Sono ore decisive per definire gli ultimi aspetti dell’accordo Alitalia-Etihad sull’ingresso della compagnia di bandiera degli Emirati Arabi Uniti nel capitale azionario della principale compagnia aerea italiana. Le banche, Unicredit e Intesa in primis, devono infatti dare il via libera alla richiesta di trasformazione dei due terzi (su 560 milioni di euro) del credito vantato nei confronti di Alitalia in azioni della nuova “Alihad”, come già la stampa ha ribattezzato il gruppo. Mentre la Cgil di Susanna Camusso deve decidere se accettare l’accordo proposto da Etihad, esuberi compresi, così come ha già fatto l’80 per cento dei lavoratori, oppure rifiutarlo. «I dettagli dell’intesa non sono ancora chiarissimi», spiega a tempi.it Andrea Giuricin, esperto di mercato del trasporto aereo dell’Istituto Bruono Leoni, «l’unica certezza che abbiamo è l’investimento diretto che Etihad è intenzionata a realizzare nel nostro paese. E che, almeno per ora, non ci sono soluzioni alternative sul tavolo».
Se l’investimento di Etihad dovesse andare in porto, la nuova Alitalia volterà pagina?
Sì, soprattutto perché la compagnia di bandiera degli Emirati Arabi Uniti, oltre a portare 1,2 miliardi di euro tra investimenti e capitale, è decisa a investire nelle rotte di lungo raggio, che è il vero grande punto di svolta di cui ha bisogno Alitalia.
Come?
Etihad intende adottare un sistema di “hub and spokes” (che letteralmente significa “mozzo e raggi”), rafforzare, cioè, l’hub di Fiumicino per aumentare i voli da Linate e Malpensa. È quello che hanno già fatto tutte le grandi ex compagnie di bandiera a partire dai primi anni Duemila per reagire alla concorrenza delle compagnie low cost, come, per esempio, Ryan Air.
Non c’è nessuna alternativa?
No, perché competere con le low cost sul breve e medio raggio è diventato impossibile per chiunque. I margini, ormai, si fanno solo sulle lunghe tratte e il sistema di “hub and spokes” rappresenta l’unica via d’uscita per i vettori tradizionali. È quello che hanno fatto Air France e Klm, British Airways e Iberia, Lufthansa e Swiss Air.

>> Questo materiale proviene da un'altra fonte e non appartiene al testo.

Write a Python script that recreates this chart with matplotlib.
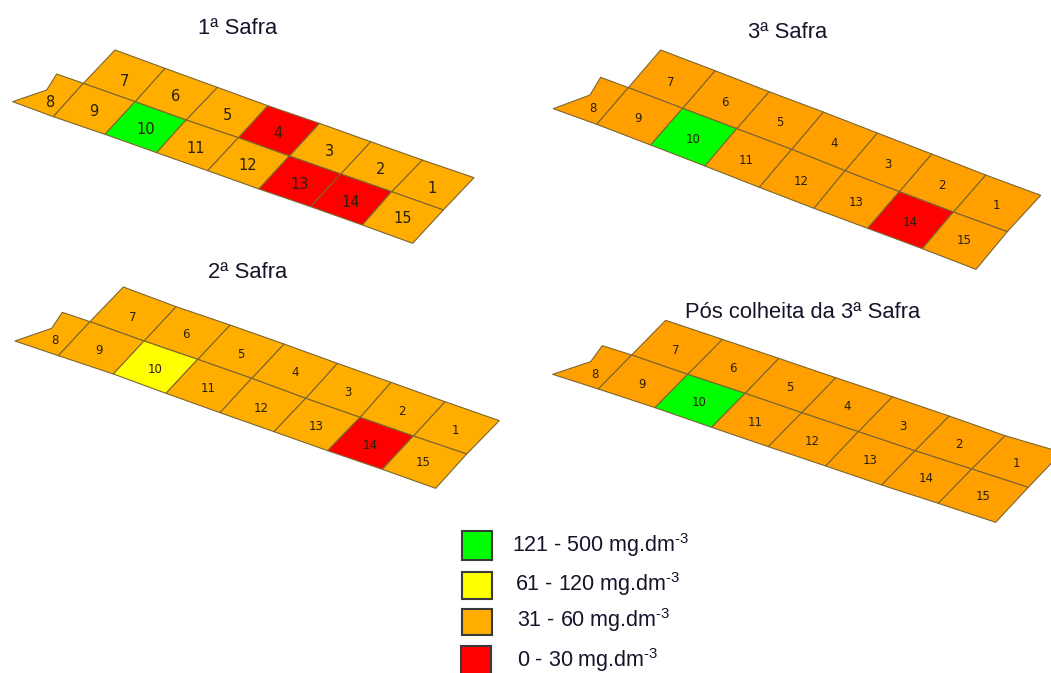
import matplotlib
matplotlib.use("Agg")
import matplotlib.pyplot as plt
from matplotlib.patches import Polygon, Rectangle

plt.rcParams['font.family'] = ['Liberation Sans', 'DejaVu Sans']
plt.rcParams['mathtext.fontset'] = 'custom'
plt.rcParams['mathtext.rm'] = 'Liberation Sans'
plt.rcParams['mathtext.default'] = 'regular'

WIDTH, HEIGHT = 1051, 673
GREEN, YELLOW, ORANGE, RED = 'g', 'y', 'o', 'r'

# Field outline of each map at 3x zoom
titles = ['1ª Safra', '3ª Safra', '2ª Safra', 'Pós colheita da 3ª Safra']
title_centers = [(238, 28), (788, 33), (248, 273), (803, 312)]
crop_origins = [(0, 10), (540, 10), (0, 255), (540, 295)]

top_edges = [
    [(345,120),(495,175),(652,232),(803,287),(958,340),(1112,395),(1267,450),(1422,503)],
    [(362,120),(525,182),(687,245),(850,306),(1012,369),(1175,432),(1337,495),(1502,556)],
    [(370,96),(528,155),(690,210),(852,267),(1012,325),(1173,382),(1335,440),(1498,497)],
    [(377,76),(547,133),(716,190),(887,248),(1057,305),(1227,363),(1395,422),(1565,472)],
]
middle_edges = [
    [(250,220),(405,275),(558,330),(715,383),(868,438),(1022,492),(1175,545),(1330,600)],
    [(265,233),(428,295),(590,356),(755,418),(915,482),(1078,545),(1240,606),(1402,665)],
    [(270,200),(432,258),(593,313),(755,370),(917,430),(1080,487),(1240,543),(1400,597)],
    [(275,180),(443,238),(615,295),(785,353),(955,410),(1125,467),(1295,522),(1465,577)],
]
bottom_edges = [
    [(160,320),(315,373),(470,428),(623,482),(777,537),(932,590),(1087,645),(1238,700)],
    [(170,343),(332,405),(495,468),(658,532),(822,595),(983,655),(1147,716),(1308,778)],
    [(175,302),(340,357),(498,415),(660,473),(822,530),(983,587),(1147,643),(1307,700)],
    [(175,282),(345,338),(515,397),(685,455),(857,513),(1025,570),(1195,625),(1367,682)],
]
tips = [
    [(38,275),(140,240),(170,192)],
    [(40,296),(150,255),(182,202)],
    [(45,258),(155,220),(187,172)],
    [(38,238),(152,200),(187,152)],
]

# Class of plots 1..15 in each map
classes = [
    ['o','o','o','r','o','o','o','o','o','g','o','o','r','r','o'],
    ['o','o','o','o','o','o','o','o','o','g','o','o','o','r','o'],
    ['o','o','o','o','o','o','o','o','o','y','o','o','o','r','o'],
    ['o','o','o','o','o','o','o','o','o','g','o','o','o','o','o'],
]
plot_numbers = list(range(1, 16))
label_points = [
    [(1295,535),(1143,480),(990,425),(835,372),(682,315),(527,260),(372,213),(152,277),(281,305),(438,360),(587,415),(743,468),(898,523),(1052,578),(1207,625)],
    [(1368,587),(1207,526),(1044,463),(882,401),(718,339),(555,276),(392,218),(160,296),(294,327),(460,388),(620,452),(784,515),(947,577),(1112,637),(1272,693)],
    [(1366,525),(1207,469),(1044,411),(884,354),(722,297),(558,240),(398,187),(166,258),(298,287),(464,343),(624,401),(785,459),(948,516),(1112,571),(1270,624)],
    [(1430,506),(1258,450),(1088,393),(920,335),(750,278),(578,221),(406,167),(166,239),(306,267),(478,324),(647,381),(817,440),(990,497),(1160,552),(1330,605)],
]
orange_shades = ['#FFAE00', '#FFA000', '#FFAE00', '#FFA000']
label_sizes = [10.5, 8.5, 8.5, 8.5]

legend_labels = ['121 - 500 mg.dm', '61 - 120 mg.dm', '31 - 60 mg.dm', '0 - 30 mg.dm']
legend_classes = [GREEN, YELLOW, ORANGE, RED]
legend_boxes = [(462, 531, 30, 29), (462, 572, 30, 27), (462, 609, 30, 26), (461, 646, 30, 30)]
legend_text_starts = [(512, 545), (515, 584), (517, 620), (517, 660)]

fig = plt.figure(figsize=(WIDTH / 100, HEIGHT / 100), dpi=100, facecolor='white')
ax = fig.add_axes([0, 0, 1, 1])
ax.set_xlim(0, WIDTH)
ax.set_ylim(HEIGHT, 0)
ax.axis('off')

TEXT = '#14142a'
EDGE = '#7d6530'


def color_of(cls, orange):
    return {'g': '#00FF00', 'y': '#FFFF00', 'o': orange, 'r': '#FF0000'}[cls]


for m in range(4):
    ox, oy = crop_origins[m]
    conv = lambda p: (ox + p[0] / 3, oy + p[1] / 3)
    T = [conv(p) for p in top_edges[m]]
    M = [conv(p) for p in middle_edges[m]]
    B = [conv(p) for p in bottom_edges[m]]
    L, N, P = [conv(p) for p in tips[m]]
    shapes = {}
    for i in range(7):
        shapes[7 - i] = [T[i], T[i + 1], M[i + 1], M[i]]
        shapes[9 + i] = [M[i], M[i + 1], B[i + 1], B[i]]
    shapes[8] = [L, N, P, M[0], B[0]]
    for n in plot_numbers:
        ax.add_patch(Polygon(shapes[n], closed=True,
                             facecolor=color_of(classes[m][n - 1], orange_shades[m]),
                             edgecolor=EDGE, linewidth=0.8, joinstyle='round'))
        lx, ly = conv(label_points[m][n - 1])
        ax.text(lx, ly, str(n), ha='center', va='center', fontsize=label_sizes[m],
                family='DejaVu Sans', color='#2a2008', zorder=5)
    ax.text(title_centers[m][0], title_centers[m][1], titles[m], ha='center', va='center',
            fontsize=15.8, color=TEXT)

for lab, cls, box, start in zip(legend_labels, legend_classes, legend_boxes, legend_text_starts):
    ax.add_patch(Rectangle(box[:2], box[2], box[3], facecolor=color_of(cls, '#FFAE00'),
                           edgecolor='#3a3a3a', linewidth=1.5))
    ax.text(start[0], start[1], lab + r'$^{\text{-3}}$', ha='left', va='center',
            fontsize=15.5, color=TEXT)

fig.savefig('out.png', dpi=100, facecolor='white')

Noi, però, finiamo comprati dagli arabi…
Per la Commissione europea non si può parlare di acquisizione o passaggio di proprietà, perché per rimanere vettore comunitario il controllo di Alitalia deve restare in mano europea. È il motivo per cui Etihad non andrà mai oltre la quota del 49 per cento di partecipazione azionaria. Di fatto, si può parlare soltanto di spinta a una forte integrazione tra le due compagnie aeree.
A che prezzo?
Il prezzo che finora ha dimostrato di non voler accettare la Cgil, ovvero quello degli oltre 2 mila esuberi. Per questi lavoratori dispiace, sia chiaro, ma c’è poco da fare. Se Alitalia è una compagnia privata e queste sono le uniche condizioni a cui può restare sul mercato, non si può fare diversamente. È un prezzo da pagare. Ed è quello che hanno fatto tutte le altre compagnie, come Iberia, che dopo un piano di 4 mila esuberi ha annunciato 1.500 nuovi tagli del personale. Se queste sono le condizioni che chiedono gli arabi di Etihad, è inevitabile accettarle. È il mercato. Altrimenti cosa facciamo? Rinazionalizziamo da capo Alitalia?
Si è detto che l’investimento di Etihad non è poi così ingente come ci si potrebbe aspettare dagli arabi. Solo 600 milioni subito, pari a poco più del prezzo di due Boeing.
Gli arabi hanno i soldi, è vero, ma non sono fessi. Stanno trattando partendo da una posizione contrattuale molto forte ed è normale che vogliano assicurarsi determinate condizioni da cui partire per risanare la compagnia. Non potrebbe essere diversamente: la loro logica è quella di fare un investimento per ottenere un ritorno. Non dimentichiamoci, però, che Etihad, oltre a disporre di una consistente flotta, ha fatto anche importanti ordini per il futuro di aerei per il lungo raggio. Aerei che Alitalia, da sola, non potrebbe permettersi.
È vero che i biglietti per volare dall’Italia saranno più cari, come ha scritto Repubblica?
Alitalia dispone di una quota inferiore al 20 per cento del mercato italiano. Non è più in una posizione monopolistica. Difficile credere che possa influenzare da sola l’andamento dei prezzi. Se un viaggiatore vorrà, potrà comunque decidere di fare scalo a Francoforte.